### Goal
Write the lines out exactly as they stand, from the one containing "Recreate this image" through the one containing "(E) at (252,17)", and only those. Omit pictures.

(Source code of charts)

-*-

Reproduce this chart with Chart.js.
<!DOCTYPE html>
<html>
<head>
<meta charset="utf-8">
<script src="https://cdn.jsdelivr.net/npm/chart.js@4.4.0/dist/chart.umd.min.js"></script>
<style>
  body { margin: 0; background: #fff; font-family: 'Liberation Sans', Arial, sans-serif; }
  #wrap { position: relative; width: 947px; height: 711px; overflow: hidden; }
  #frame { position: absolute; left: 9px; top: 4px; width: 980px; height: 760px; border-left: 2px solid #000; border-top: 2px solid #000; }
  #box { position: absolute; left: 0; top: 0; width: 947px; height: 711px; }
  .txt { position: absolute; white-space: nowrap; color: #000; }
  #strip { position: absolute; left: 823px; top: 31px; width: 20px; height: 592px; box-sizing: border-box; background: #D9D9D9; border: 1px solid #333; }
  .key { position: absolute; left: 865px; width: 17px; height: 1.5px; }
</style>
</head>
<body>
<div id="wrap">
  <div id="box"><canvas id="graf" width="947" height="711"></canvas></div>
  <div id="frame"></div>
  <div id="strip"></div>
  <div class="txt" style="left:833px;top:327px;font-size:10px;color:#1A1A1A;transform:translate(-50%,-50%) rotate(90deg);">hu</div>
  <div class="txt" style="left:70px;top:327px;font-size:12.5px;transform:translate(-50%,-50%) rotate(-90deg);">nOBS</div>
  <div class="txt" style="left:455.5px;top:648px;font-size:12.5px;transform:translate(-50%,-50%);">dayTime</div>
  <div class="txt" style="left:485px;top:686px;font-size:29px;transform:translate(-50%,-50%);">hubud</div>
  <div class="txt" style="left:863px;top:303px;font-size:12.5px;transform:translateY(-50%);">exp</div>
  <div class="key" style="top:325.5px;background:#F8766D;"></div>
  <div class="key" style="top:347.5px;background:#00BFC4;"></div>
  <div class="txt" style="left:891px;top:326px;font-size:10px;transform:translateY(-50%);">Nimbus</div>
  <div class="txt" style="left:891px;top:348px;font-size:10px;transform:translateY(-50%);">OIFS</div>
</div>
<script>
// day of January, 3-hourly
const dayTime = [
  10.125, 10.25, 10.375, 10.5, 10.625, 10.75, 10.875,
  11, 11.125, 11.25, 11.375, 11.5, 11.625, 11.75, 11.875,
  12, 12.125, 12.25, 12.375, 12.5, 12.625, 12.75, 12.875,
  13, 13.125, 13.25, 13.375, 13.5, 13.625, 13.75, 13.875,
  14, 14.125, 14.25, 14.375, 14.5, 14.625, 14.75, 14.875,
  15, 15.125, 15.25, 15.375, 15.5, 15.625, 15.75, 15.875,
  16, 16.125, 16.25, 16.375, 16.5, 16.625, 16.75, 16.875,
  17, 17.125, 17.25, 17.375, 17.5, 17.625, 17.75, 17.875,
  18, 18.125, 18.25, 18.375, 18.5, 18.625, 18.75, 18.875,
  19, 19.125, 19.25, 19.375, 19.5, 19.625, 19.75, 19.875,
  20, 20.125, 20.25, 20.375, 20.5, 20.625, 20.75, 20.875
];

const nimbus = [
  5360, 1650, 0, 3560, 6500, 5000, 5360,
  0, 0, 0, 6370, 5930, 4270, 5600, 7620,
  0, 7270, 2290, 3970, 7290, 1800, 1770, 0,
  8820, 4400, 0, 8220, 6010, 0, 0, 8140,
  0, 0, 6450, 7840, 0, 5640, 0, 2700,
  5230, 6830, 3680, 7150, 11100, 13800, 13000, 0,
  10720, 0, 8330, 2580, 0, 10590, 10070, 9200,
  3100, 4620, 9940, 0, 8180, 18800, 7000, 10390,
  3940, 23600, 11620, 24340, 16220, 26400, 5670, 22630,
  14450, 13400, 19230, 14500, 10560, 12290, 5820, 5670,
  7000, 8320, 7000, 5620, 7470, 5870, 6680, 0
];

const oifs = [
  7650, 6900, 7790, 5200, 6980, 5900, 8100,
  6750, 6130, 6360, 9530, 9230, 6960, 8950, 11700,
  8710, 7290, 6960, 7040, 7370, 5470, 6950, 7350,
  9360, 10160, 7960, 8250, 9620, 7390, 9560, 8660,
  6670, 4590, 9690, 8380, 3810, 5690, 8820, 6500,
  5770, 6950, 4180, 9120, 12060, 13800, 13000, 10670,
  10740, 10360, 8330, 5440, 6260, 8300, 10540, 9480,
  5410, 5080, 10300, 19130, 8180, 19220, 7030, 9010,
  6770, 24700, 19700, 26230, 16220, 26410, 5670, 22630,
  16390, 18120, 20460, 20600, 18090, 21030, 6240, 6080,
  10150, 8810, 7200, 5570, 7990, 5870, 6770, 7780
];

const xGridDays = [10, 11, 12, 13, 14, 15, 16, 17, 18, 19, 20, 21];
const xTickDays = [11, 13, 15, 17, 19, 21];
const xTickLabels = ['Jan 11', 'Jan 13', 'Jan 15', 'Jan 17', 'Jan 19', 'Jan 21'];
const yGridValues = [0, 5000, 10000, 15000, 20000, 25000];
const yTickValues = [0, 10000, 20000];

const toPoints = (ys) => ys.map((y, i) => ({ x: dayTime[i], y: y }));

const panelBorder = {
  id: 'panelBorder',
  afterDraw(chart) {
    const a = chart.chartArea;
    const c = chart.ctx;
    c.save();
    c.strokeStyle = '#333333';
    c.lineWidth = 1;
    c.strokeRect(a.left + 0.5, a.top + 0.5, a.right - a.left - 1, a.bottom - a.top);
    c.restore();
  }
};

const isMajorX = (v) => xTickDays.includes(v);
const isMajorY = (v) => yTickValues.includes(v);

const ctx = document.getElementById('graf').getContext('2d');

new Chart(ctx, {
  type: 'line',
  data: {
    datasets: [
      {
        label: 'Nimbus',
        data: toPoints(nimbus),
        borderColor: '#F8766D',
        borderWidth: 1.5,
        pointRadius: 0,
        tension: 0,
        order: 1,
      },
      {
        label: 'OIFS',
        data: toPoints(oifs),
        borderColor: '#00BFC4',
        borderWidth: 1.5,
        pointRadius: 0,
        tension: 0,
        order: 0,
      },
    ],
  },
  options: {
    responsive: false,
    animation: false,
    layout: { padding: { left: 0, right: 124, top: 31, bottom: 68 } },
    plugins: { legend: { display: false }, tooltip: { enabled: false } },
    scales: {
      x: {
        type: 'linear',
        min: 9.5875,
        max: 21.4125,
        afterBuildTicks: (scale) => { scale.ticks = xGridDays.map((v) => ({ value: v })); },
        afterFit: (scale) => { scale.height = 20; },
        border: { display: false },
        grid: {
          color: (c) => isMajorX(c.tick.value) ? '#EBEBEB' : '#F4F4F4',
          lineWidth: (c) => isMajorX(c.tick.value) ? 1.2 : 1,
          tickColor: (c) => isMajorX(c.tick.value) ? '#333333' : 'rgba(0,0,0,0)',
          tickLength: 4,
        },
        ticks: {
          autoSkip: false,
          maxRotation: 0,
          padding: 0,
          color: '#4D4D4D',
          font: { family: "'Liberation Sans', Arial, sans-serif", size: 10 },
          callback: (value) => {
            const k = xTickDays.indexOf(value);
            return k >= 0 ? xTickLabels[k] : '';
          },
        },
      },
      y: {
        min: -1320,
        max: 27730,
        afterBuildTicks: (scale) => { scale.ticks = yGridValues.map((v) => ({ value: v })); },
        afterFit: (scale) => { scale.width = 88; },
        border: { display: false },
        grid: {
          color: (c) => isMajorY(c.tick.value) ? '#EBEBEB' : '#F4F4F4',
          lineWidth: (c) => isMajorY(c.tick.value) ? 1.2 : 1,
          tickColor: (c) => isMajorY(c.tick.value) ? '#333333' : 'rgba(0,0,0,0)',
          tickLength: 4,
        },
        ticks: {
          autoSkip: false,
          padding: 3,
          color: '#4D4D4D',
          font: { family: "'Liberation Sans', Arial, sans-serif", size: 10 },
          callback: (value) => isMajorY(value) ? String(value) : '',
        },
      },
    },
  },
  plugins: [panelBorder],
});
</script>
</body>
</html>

-*-

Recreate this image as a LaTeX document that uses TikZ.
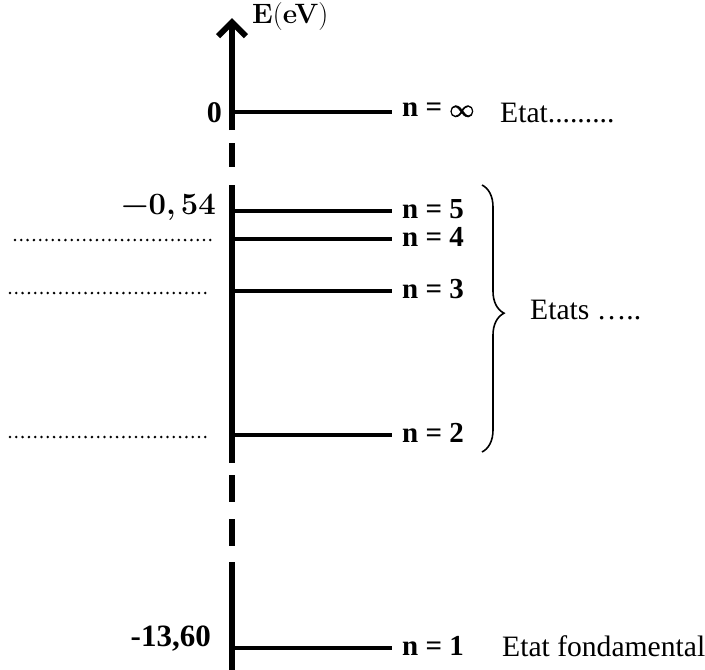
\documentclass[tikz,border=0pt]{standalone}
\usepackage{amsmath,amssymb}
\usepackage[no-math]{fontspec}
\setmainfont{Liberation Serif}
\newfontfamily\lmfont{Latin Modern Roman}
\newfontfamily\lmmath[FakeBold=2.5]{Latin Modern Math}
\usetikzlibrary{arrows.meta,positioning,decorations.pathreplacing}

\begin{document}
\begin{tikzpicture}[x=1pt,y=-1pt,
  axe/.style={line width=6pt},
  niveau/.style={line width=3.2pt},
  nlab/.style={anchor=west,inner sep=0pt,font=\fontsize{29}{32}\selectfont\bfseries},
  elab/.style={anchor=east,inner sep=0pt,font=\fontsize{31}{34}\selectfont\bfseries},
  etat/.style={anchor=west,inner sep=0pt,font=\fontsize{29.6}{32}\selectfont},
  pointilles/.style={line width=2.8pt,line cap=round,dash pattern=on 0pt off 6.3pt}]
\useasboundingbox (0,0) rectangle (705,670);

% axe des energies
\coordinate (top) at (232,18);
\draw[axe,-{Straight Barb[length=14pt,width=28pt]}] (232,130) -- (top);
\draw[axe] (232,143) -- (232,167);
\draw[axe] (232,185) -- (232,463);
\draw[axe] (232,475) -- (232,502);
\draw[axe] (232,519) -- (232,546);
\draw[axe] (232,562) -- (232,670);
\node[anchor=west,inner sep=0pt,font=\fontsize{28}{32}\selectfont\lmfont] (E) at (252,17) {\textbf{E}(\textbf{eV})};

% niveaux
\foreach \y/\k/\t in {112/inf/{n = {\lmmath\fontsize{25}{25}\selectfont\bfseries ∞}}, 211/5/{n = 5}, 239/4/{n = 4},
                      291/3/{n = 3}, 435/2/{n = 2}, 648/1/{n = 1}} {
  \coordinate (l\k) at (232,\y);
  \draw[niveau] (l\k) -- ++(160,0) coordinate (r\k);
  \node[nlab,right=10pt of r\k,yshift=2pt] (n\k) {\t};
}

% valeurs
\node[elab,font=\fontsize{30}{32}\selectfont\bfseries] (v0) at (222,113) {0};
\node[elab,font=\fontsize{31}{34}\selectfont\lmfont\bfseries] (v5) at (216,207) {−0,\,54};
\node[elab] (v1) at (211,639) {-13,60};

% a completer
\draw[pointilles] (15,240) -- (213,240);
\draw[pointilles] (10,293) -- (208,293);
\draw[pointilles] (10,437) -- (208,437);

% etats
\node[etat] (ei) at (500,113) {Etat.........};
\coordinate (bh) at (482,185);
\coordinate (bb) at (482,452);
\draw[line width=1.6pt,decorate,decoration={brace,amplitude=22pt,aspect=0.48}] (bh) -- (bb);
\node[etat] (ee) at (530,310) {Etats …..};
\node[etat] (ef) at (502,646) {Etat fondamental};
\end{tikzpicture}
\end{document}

-*-

### In response
Recreate this image as a LaTeX document that uses TikZ.
\documentclass[tikz,border=0pt]{standalone}
\usepackage{amsmath,amssymb}
\usepackage[no-math]{fontspec}
\setmainfont{Liberation Serif}
\newfontfamily\lmfont{Latin Modern Roman}
\newfontfamily\lmmath[FakeBold=2.5]{Latin Modern Math}
\usetikzlibrary{arrows.meta,positioning,decorations.pathreplacing}

\begin{document}
\begin{tikzpicture}[x=1pt,y=-1pt,
  axe/.style={line width=6pt},
  niveau/.style={line width=3.2pt},
  nlab/.style={anchor=west,inner sep=0pt,font=\fontsize{29}{32}\selectfont\bfseries},
  elab/.style={anchor=east,inner sep=0pt,font=\fontsize{31}{34}\selectfont\bfseries},
  etat/.style={anchor=west,inner sep=0pt,font=\fontsize{29.6}{32}\selectfont},
  pointilles/.style={line width=2.8pt,line cap=round,dash pattern=on 0pt off 6.3pt}]
\useasboundingbox (0,0) rectangle (705,670);

% axe des energies
\coordinate (top) at (232,18);
\draw[axe,-{Straight Barb[length=14pt,width=28pt]}] (232,130) -- (top);
\draw[axe] (232,143) -- (232,167);
\draw[axe] (232,185) -- (232,463);
\draw[axe] (232,475) -- (232,502);
\draw[axe] (232,519) -- (232,546);
\draw[axe] (232,562) -- (232,670);
\node[anchor=west,inner sep=0pt,font=\fontsize{28}{32}\selectfont\lmfont] (E) at (252,17) {\textbf{E}(\textbf{eV})};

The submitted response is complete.